Strengthening sentiment was driven by tighter tonnage in the North Continent and a firmer cargo book across both transatlantic and fronthaul trades, helping to drive the P5TC higher as the week progressed. In the Pacific, early weakness stabilised, with indications a market floor was near as owners resisted lower rates. A 75,000-dwt open in South Korea fixed an Australian round at $12,900, while an 80,000-dwt open in China secured $14,250 for an Australia to Singapore-Japan. Period activity slowed, with a 78,000-dwt open in the Far East fixing for one year at $15,750.
Ultramax/Supramax
A rather lacklustre week for the sector, whilst the Atlantic remained the stronger of the two basins activity levels from the US Gulf tapered off as the week closed. The South Atlantic was a bit more resilient brokers said, although actual fixing information was scarce.
From the Continent, a 63,000-dwt fixed a scrap run to the East Mediterranean at a reasonable $23,000. Downward pressure was seen from the Asian arena as limited coal enquiry from the south remained slow. That said, some felt that demand remained further north.
A 57,000-dwt open Philippines fixing with clinker via South China redelivery Bangladesh at $18,000. Also, a 63,000-dwt fixed a NoPac round basis delivery North China at $18,500. Backhaul was relatively slow, a Supramax was heard fixed basis delivery China for a trip to Mediterranean via Gulf of Aden at $21,500. Period uptake was slow, a 63,000-dwt open India fixing short period at $21,000.
Handysize
The Handy market maintained a steady to firm tone over the week, with overall sentiment supported by continued strength in the South Atlantic and US Gulf, where tight tonnage and consistent demand kept rates firm. A 38,000-dwt was reported fixed for a trip from Fazendinha to the Continent at $24,000.
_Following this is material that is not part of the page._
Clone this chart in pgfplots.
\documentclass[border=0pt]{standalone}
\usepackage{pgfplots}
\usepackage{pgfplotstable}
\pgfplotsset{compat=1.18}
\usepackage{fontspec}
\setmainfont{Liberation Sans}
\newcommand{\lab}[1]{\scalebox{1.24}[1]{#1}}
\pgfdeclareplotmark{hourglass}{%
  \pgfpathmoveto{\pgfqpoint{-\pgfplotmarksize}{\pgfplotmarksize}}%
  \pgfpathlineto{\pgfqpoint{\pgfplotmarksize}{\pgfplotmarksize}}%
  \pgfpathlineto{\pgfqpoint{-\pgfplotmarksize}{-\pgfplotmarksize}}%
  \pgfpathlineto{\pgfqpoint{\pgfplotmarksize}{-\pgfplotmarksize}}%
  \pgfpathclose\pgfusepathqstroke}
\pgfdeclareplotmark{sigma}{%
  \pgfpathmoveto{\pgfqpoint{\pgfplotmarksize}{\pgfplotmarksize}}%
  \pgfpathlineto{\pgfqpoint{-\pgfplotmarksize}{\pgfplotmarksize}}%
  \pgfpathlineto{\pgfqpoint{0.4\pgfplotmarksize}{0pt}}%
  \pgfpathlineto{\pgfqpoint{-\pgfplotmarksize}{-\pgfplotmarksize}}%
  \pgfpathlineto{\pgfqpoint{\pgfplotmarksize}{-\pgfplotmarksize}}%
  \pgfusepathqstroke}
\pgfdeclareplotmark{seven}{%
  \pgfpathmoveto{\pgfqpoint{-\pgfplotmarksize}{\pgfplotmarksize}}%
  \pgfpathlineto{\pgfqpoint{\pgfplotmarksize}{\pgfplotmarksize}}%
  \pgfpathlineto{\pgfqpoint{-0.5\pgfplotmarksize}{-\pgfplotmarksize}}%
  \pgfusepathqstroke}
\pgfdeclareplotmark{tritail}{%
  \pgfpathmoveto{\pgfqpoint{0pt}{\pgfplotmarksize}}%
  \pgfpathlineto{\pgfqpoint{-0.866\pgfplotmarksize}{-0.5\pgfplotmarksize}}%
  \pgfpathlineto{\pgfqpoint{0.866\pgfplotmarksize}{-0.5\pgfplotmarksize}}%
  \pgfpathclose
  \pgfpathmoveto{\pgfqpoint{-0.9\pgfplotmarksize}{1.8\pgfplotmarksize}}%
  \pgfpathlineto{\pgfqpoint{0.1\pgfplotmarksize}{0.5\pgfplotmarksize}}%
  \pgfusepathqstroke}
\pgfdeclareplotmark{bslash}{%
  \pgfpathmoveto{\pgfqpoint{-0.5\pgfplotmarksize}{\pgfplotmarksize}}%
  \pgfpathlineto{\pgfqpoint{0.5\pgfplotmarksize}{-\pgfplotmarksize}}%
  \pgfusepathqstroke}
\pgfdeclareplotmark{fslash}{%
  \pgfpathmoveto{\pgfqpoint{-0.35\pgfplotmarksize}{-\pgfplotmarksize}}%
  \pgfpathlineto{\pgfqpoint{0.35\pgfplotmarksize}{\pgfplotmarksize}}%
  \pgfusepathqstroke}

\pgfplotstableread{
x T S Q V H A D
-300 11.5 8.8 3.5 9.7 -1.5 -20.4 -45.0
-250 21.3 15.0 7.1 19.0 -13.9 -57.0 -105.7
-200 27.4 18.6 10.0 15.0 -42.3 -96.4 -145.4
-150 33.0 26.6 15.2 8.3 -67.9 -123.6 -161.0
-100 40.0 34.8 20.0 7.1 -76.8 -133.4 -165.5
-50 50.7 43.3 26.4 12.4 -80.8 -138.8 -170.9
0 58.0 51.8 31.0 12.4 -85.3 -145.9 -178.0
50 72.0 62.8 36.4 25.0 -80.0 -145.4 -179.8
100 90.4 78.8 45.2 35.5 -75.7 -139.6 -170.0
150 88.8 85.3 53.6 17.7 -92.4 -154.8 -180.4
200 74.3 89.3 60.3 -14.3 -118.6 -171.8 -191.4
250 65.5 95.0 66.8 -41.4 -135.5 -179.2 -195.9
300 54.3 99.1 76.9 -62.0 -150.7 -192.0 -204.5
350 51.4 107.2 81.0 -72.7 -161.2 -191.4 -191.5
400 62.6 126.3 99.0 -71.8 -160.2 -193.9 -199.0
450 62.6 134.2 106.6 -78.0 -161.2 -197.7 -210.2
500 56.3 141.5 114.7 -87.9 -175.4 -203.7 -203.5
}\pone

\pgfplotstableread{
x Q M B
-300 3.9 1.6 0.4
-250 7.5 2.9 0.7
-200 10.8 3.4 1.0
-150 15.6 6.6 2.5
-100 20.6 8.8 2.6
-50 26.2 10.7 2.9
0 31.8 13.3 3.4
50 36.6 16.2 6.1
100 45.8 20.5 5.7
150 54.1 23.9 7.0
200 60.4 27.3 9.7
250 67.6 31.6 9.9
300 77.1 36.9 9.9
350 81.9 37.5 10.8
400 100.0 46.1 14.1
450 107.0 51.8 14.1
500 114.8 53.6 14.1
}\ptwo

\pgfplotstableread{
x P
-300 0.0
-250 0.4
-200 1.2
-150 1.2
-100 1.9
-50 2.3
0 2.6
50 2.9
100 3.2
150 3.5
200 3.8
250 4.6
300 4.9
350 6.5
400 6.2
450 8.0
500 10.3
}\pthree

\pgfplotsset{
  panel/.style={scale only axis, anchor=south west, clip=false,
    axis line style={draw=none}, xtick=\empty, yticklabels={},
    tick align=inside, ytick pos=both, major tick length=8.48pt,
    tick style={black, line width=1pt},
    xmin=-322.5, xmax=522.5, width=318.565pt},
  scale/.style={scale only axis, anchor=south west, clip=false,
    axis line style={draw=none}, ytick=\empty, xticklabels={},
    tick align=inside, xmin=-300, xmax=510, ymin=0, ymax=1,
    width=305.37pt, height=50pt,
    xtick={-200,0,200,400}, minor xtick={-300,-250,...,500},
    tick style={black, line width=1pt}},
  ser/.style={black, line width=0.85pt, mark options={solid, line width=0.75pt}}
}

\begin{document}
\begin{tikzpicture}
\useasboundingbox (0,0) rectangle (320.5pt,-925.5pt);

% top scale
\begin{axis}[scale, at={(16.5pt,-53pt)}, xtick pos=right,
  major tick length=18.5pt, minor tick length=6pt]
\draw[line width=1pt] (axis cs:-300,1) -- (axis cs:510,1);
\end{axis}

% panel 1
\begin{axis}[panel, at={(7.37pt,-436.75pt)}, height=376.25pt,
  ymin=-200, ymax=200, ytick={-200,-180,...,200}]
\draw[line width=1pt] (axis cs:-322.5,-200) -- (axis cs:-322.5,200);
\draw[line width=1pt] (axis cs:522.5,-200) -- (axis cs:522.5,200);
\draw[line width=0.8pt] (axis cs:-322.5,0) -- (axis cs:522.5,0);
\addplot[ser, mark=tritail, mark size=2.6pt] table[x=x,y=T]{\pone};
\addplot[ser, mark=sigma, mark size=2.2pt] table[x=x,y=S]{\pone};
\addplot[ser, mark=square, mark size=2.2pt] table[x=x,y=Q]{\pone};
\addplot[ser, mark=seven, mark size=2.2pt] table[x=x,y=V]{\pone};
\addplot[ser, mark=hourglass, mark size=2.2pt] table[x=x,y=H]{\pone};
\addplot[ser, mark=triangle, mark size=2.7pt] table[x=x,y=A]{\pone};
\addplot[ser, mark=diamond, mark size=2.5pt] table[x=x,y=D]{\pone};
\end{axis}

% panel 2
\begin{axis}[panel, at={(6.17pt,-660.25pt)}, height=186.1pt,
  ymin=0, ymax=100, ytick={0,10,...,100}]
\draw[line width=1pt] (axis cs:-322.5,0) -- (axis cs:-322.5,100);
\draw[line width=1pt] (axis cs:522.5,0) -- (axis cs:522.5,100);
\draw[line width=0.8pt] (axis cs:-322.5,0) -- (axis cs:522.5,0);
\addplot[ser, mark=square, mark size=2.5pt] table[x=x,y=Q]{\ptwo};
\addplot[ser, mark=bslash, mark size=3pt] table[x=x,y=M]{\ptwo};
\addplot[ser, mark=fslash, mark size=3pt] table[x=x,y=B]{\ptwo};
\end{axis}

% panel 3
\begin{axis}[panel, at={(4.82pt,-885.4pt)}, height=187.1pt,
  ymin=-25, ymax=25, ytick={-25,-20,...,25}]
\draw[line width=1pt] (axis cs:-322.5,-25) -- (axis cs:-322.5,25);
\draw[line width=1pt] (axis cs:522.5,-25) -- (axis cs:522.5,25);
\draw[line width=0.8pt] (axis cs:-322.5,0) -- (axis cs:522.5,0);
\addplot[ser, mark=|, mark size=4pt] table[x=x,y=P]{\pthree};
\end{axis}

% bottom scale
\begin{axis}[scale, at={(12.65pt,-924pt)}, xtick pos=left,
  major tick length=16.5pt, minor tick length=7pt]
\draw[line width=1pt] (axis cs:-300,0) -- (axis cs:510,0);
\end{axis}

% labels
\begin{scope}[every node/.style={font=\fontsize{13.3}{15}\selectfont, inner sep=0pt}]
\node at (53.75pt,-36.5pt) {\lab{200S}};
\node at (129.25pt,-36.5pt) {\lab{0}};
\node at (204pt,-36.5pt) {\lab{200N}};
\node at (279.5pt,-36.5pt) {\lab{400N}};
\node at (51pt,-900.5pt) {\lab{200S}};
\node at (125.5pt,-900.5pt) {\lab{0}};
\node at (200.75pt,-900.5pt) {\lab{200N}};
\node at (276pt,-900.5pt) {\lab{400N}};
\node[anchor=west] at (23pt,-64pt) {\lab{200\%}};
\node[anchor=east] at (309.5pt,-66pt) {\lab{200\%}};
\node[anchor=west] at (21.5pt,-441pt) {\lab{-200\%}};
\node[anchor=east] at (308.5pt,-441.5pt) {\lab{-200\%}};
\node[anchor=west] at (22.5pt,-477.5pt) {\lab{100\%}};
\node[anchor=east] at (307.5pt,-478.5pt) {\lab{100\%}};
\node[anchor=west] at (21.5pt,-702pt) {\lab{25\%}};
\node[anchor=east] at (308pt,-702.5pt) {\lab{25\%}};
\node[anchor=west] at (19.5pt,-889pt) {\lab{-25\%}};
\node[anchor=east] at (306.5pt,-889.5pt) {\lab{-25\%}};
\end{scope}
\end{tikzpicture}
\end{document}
The Continent and Mediterranean remained largely stable amid limited fresh activity, although some support was noted from scrap demand. A 31,000-dwt was reported fixed from Liverpool to Jorf Lasfar with scrap at $17,000. In Asia, conditions were generally balanced but quieter, with limited activity and steady sentiment supported by selected steel demand. A 30,000-dwt open Kaohsiung on 25/26 June was reported fixed to the West Coast India, with redelivery Penang, at $17,000.